## Data entries
▼

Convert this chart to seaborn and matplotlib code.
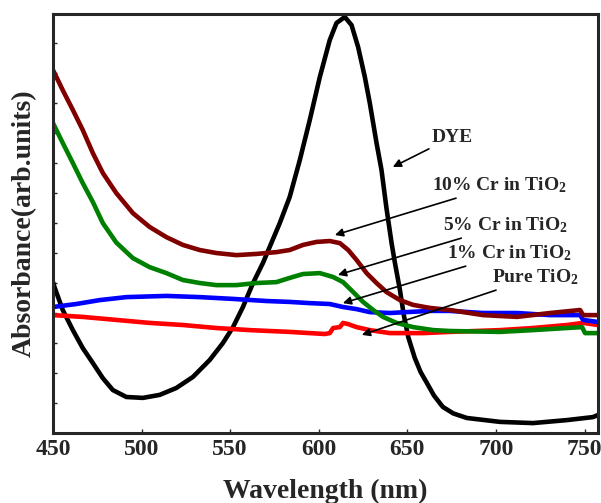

▲
▼

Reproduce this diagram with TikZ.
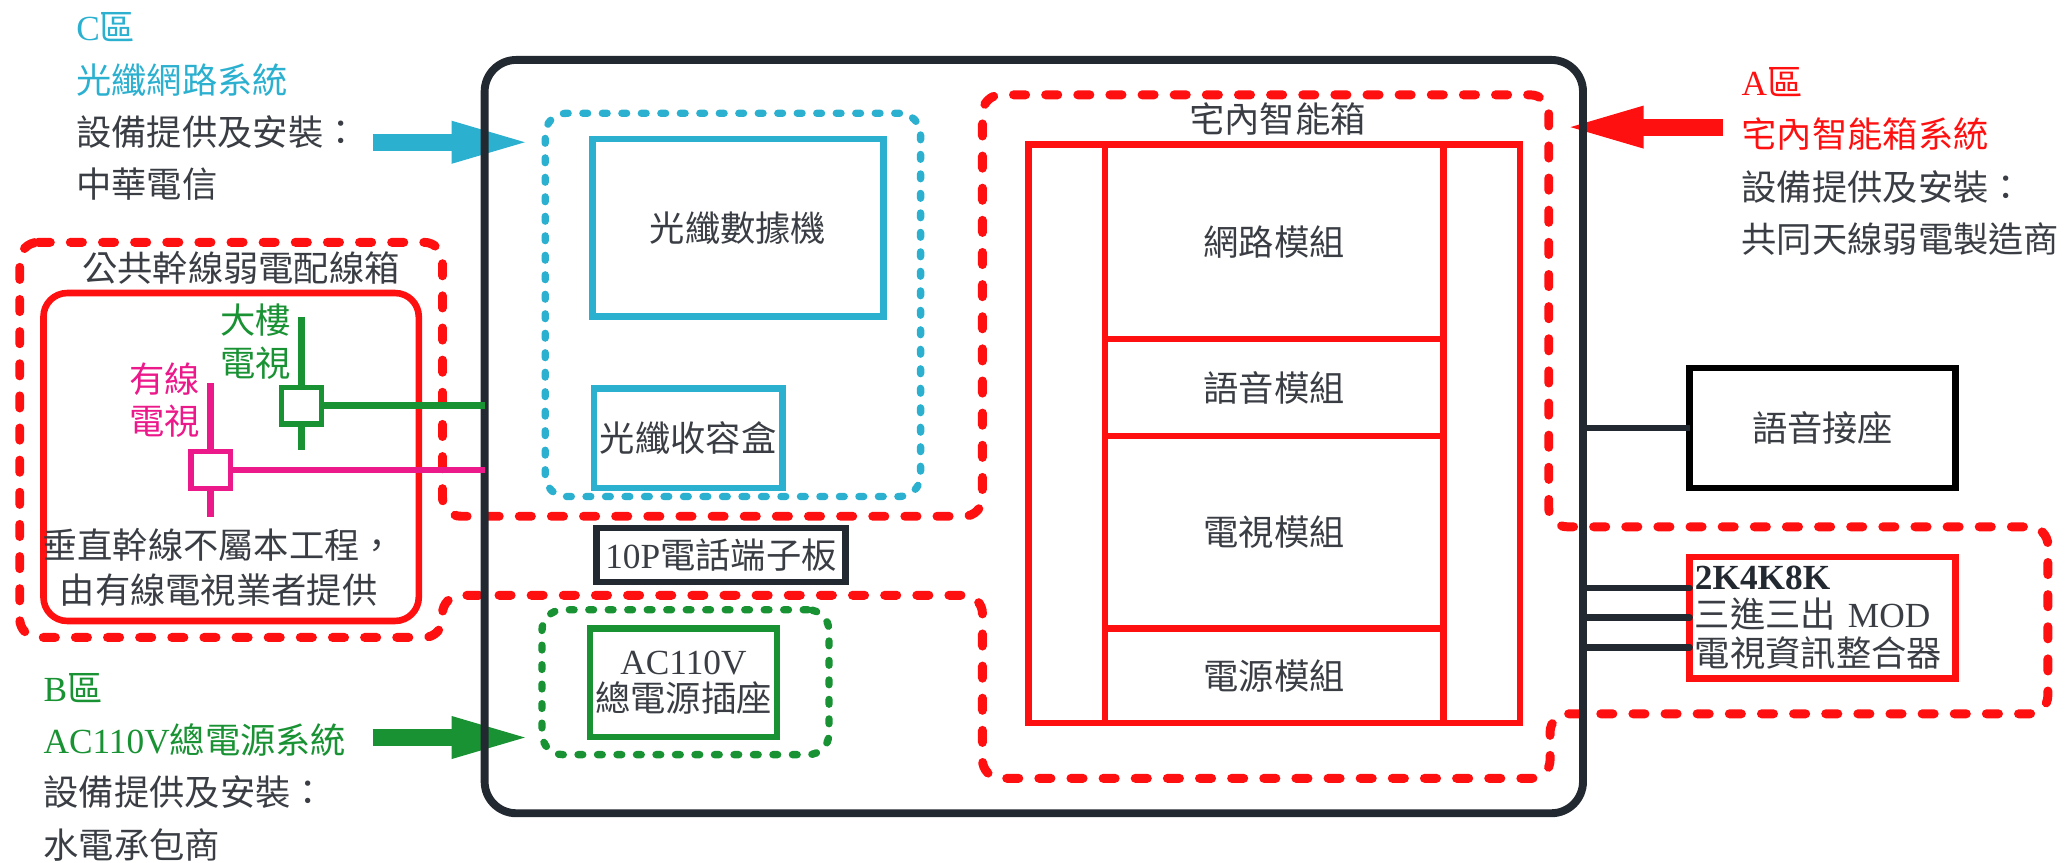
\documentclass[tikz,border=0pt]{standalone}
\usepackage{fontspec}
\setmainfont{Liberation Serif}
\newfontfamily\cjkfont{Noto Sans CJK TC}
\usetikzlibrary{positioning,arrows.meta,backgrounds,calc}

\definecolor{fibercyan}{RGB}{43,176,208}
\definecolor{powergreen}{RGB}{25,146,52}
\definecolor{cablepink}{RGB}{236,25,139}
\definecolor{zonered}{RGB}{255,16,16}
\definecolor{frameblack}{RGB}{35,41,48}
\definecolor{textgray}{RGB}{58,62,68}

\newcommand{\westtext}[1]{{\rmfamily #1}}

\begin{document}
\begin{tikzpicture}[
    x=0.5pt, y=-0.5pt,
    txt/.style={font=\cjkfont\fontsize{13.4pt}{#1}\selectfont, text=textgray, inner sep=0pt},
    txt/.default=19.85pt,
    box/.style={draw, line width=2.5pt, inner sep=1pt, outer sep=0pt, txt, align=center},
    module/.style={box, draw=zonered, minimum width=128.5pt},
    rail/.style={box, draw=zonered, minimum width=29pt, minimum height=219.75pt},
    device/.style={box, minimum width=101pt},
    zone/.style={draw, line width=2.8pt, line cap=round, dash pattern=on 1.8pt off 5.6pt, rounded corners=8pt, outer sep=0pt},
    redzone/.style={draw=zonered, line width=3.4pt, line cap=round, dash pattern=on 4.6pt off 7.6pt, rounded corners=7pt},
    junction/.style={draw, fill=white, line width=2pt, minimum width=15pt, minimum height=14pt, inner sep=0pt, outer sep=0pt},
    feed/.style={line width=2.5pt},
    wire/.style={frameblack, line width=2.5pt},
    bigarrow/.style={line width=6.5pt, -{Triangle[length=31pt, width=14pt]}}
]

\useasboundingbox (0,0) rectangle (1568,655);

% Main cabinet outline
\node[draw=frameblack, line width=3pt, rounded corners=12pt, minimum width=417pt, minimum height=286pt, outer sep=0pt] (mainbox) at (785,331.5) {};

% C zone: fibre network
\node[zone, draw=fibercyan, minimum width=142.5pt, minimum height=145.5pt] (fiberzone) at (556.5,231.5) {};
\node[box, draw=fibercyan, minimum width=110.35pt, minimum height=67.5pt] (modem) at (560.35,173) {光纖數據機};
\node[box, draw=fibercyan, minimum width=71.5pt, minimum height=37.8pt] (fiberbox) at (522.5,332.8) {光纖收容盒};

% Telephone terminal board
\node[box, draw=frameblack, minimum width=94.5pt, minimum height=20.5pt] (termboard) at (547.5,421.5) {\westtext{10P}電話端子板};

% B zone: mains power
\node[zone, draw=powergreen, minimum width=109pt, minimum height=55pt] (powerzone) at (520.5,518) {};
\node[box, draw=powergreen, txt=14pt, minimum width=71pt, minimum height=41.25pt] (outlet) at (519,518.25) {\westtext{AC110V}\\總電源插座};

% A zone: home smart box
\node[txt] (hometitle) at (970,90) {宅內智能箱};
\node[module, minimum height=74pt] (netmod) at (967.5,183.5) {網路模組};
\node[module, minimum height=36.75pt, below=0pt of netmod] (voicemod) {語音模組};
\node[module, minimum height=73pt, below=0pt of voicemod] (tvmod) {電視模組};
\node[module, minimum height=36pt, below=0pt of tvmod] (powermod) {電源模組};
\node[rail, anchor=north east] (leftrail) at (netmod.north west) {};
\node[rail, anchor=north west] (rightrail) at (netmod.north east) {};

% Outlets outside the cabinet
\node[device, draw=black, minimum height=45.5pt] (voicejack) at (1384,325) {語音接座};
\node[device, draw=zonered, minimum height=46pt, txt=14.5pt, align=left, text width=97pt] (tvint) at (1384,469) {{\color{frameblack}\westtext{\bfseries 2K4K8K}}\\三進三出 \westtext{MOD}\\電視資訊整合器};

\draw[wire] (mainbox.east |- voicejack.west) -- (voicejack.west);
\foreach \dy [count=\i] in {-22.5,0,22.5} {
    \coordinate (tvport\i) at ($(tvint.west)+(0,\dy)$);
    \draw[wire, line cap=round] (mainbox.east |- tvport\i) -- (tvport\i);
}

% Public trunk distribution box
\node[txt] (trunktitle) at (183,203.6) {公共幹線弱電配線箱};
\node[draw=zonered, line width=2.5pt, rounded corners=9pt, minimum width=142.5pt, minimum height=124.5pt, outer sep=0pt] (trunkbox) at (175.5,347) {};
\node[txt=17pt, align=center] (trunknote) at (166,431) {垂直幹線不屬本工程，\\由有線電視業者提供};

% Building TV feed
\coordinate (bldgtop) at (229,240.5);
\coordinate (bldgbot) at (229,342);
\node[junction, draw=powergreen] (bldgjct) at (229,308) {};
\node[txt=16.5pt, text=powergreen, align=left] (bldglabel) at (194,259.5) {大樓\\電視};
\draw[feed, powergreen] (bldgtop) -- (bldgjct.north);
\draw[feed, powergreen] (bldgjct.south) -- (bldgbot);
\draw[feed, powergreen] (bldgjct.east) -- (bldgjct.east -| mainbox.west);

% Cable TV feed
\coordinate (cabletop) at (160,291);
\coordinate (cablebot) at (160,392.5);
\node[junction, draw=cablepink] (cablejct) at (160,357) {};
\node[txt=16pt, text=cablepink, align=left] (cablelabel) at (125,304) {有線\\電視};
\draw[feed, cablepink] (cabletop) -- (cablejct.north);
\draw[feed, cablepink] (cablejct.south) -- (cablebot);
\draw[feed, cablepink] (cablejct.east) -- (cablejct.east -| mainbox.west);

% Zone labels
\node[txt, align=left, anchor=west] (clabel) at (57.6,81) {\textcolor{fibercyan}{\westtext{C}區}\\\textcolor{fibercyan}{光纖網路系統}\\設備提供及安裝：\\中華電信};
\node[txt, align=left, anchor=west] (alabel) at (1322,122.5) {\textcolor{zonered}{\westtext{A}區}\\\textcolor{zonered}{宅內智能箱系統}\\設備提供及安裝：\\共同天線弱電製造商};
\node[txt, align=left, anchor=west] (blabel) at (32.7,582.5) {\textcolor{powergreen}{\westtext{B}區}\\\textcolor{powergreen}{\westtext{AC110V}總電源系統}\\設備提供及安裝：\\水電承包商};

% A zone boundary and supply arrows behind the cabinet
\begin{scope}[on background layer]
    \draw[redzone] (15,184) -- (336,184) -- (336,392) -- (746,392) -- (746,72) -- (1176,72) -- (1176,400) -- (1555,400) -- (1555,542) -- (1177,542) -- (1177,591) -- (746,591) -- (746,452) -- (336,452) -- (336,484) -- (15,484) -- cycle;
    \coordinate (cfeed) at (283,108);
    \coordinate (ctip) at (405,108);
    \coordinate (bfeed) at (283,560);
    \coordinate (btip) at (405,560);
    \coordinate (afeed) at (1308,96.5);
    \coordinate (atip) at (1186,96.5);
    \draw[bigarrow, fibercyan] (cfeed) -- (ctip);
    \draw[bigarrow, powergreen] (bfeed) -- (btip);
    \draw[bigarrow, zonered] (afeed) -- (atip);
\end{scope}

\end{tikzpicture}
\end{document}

▲

Count every line in the data that contains the word "this", then give that count and nothing else.

## Solved exercise
2